Data:
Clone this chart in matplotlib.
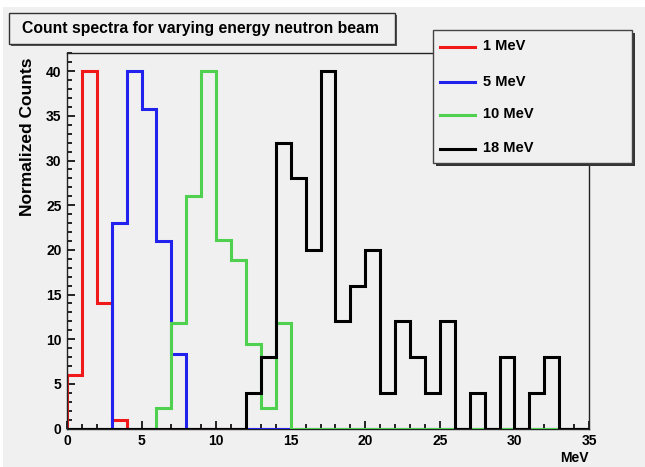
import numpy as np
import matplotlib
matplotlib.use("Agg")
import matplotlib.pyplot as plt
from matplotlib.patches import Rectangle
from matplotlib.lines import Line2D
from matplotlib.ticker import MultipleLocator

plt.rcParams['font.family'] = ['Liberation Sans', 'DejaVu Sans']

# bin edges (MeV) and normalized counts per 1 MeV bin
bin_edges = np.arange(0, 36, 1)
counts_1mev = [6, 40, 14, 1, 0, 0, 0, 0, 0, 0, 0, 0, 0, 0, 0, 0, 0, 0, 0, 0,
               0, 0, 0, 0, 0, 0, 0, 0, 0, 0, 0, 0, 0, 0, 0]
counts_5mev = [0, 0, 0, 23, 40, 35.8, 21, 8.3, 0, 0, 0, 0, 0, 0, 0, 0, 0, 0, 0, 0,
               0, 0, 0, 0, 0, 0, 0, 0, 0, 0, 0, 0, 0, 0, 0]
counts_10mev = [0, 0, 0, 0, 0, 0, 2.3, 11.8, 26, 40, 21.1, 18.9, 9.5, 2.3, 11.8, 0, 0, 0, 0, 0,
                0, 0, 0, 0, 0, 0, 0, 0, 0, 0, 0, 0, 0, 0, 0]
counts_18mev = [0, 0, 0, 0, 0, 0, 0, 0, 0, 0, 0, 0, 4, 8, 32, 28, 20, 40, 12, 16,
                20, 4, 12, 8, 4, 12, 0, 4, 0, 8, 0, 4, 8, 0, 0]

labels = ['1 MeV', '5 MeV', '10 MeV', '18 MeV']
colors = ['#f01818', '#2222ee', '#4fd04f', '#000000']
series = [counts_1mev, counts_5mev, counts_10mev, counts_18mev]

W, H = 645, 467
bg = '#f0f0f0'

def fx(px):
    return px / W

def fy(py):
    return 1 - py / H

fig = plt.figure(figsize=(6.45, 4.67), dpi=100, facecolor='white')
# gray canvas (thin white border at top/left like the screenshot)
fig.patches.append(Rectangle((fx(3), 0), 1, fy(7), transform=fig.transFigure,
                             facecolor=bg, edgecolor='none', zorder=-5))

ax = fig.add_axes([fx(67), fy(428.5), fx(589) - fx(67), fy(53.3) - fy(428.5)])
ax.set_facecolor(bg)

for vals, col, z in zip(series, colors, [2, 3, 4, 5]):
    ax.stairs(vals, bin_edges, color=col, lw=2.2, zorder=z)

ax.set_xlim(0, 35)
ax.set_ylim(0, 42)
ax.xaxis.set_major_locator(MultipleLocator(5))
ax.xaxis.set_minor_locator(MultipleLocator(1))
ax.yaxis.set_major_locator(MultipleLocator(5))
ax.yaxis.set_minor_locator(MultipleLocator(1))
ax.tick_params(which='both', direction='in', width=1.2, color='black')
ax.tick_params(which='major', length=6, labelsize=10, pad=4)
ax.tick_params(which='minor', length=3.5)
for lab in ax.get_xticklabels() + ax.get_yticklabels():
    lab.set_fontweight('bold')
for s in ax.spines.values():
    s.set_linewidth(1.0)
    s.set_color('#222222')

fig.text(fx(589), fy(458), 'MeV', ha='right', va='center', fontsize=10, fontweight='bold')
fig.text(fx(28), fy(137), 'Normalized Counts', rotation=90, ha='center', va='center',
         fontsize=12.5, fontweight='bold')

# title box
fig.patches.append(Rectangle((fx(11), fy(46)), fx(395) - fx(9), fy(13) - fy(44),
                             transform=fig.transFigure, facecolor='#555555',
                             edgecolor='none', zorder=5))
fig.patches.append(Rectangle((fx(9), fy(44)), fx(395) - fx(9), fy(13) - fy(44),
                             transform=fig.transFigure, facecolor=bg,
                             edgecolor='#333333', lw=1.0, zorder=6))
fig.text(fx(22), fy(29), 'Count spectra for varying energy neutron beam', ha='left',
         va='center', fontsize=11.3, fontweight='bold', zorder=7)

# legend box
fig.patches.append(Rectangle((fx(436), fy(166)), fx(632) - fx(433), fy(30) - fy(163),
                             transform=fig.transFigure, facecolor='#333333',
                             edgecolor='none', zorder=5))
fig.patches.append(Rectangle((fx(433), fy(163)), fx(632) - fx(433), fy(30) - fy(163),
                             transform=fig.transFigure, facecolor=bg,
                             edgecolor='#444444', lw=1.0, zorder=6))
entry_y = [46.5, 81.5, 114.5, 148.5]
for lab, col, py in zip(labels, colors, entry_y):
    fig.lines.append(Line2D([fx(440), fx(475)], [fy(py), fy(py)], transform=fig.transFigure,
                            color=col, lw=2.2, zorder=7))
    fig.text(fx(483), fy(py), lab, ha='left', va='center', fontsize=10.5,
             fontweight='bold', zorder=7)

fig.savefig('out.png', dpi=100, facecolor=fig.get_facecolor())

Exercise directions: Without the pictures, copy the material exactly as given.

Response:
Clone this chart in matplotlib.
import numpy as np
import matplotlib
matplotlib.use("Agg")
import matplotlib.pyplot as plt
from matplotlib.patches import Rectangle
from matplotlib.lines import Line2D
from matplotlib.ticker import MultipleLocator

plt.rcParams['font.family'] = ['Liberation Sans', 'DejaVu Sans']

# bin edges (MeV) and normalized counts per 1 MeV bin
bin_edges = np.arange(0, 36, 1)
counts_1mev = [6, 40, 14, 1, 0, 0, 0, 0, 0, 0, 0, 0, 0, 0, 0, 0, 0, 0, 0, 0,
               0, 0, 0, 0, 0, 0, 0, 0, 0, 0, 0, 0, 0, 0, 0]
counts_5mev = [0, 0, 0, 23, 40, 35.8, 21, 8.3, 0, 0, 0, 0, 0, 0, 0, 0, 0, 0, 0, 0,
               0, 0, 0, 0, 0, 0, 0, 0, 0, 0, 0, 0, 0, 0, 0]
counts_10mev = [0, 0, 0, 0, 0, 0, 2.3, 11.8, 26, 40, 21.1, 18.9, 9.5, 2.3, 11.8, 0, 0, 0, 0, 0,
                0, 0, 0, 0, 0, 0, 0, 0, 0, 0, 0, 0, 0, 0, 0]
counts_18mev = [0, 0, 0, 0, 0, 0, 0, 0, 0, 0, 0, 0, 4, 8, 32, 28, 20, 40, 12, 16,
                20, 4, 12, 8, 4, 12, 0, 4, 0, 8, 0, 4, 8, 0, 0]

labels = ['1 MeV', '5 MeV', '10 MeV', '18 MeV']
colors = ['#f01818', '#2222ee', '#4fd04f', '#000000']
series = [counts_1mev, counts_5mev, counts_10mev, counts_18mev]

W, H = 645, 467
bg = '#f0f0f0'

def fx(px):
    return px / W

def fy(py):
    return 1 - py / H

fig = plt.figure(figsize=(6.45, 4.67), dpi=100, facecolor='white')
# gray canvas (thin white border at top/left like the screenshot)
fig.patches.append(Rectangle((fx(3), 0), 1, fy(7), transform=fig.transFigure,
                             facecolor=bg, edgecolor='none', zorder=-5))

ax = fig.add_axes([fx(67), fy(428.5), fx(589) - fx(67), fy(53.3) - fy(428.5)])
ax.set_facecolor(bg)

for vals, col, z in zip(series, colors, [2, 3, 4, 5]):
    ax.stairs(vals, bin_edges, color=col, lw=2.2, zorder=z)

ax.set_xlim(0, 35)
ax.set_ylim(0, 42)
ax.xaxis.set_major_locator(MultipleLocator(5))
ax.xaxis.set_minor_locator(MultipleLocator(1))
ax.yaxis.set_major_locator(MultipleLocator(5))
ax.yaxis.set_minor_locator(MultipleLocator(1))
ax.tick_params(which='both', direction='in', width=1.2, color='black')
ax.tick_params(which='major', length=6, labelsize=10, pad=4)
ax.tick_params(which='minor', length=3.5)
for lab in ax.get_xticklabels() + ax.get_yticklabels():
    lab.set_fontweight('bold')
for s in ax.spines.values():
    s.set_linewidth(1.0)
    s.set_color('#222222')

fig.text(fx(589), fy(458), 'MeV', ha='right', va='center', fontsize=10, fontweight='bold')
fig.text(fx(28), fy(137), 'Normalized Counts', rotation=90, ha='center', va='center',
         fontsize=12.5, fontweight='bold')

# title box
fig.patches.append(Rectangle((fx(11), fy(46)), fx(395) - fx(9), fy(13) - fy(44),
                             transform=fig.transFigure, facecolor='#555555',
                             edgecolor='none', zorder=5))
fig.patches.append(Rectangle((fx(9), fy(44)), fx(395) - fx(9), fy(13) - fy(44),
                             transform=fig.transFigure, facecolor=bg,
                             edgecolor='#333333', lw=1.0, zorder=6))
fig.text(fx(22), fy(29), 'Count spectra for varying energy neutron beam', ha='left',
         va='center', fontsize=11.3, fontweight='bold', zorder=7)

# legend box
fig.patches.append(Rectangle((fx(436), fy(166)), fx(632) - fx(433), fy(30) - fy(163),
                             transform=fig.transFigure, facecolor='#333333',
                             edgecolor='none', zorder=5))
fig.patches.append(Rectangle((fx(433), fy(163)), fx(632) - fx(433), fy(30) - fy(163),
                             transform=fig.transFigure, facecolor=bg,
                             edgecolor='#444444', lw=1.0, zorder=6))
entry_y = [46.5, 81.5, 114.5, 148.5]
for lab, col, py in zip(labels, colors, entry_y):
    fig.lines.append(Line2D([fx(440), fx(475)], [fy(py), fy(py)], transform=fig.transFigure,
                            color=col, lw=2.2, zorder=7))
    fig.text(fx(483), fy(py), lab, ha='left', va='center', fontsize=10.5,
             fontweight='bold', zorder=7)

fig.savefig('out.png', dpi=100, facecolor=fig.get_facecolor())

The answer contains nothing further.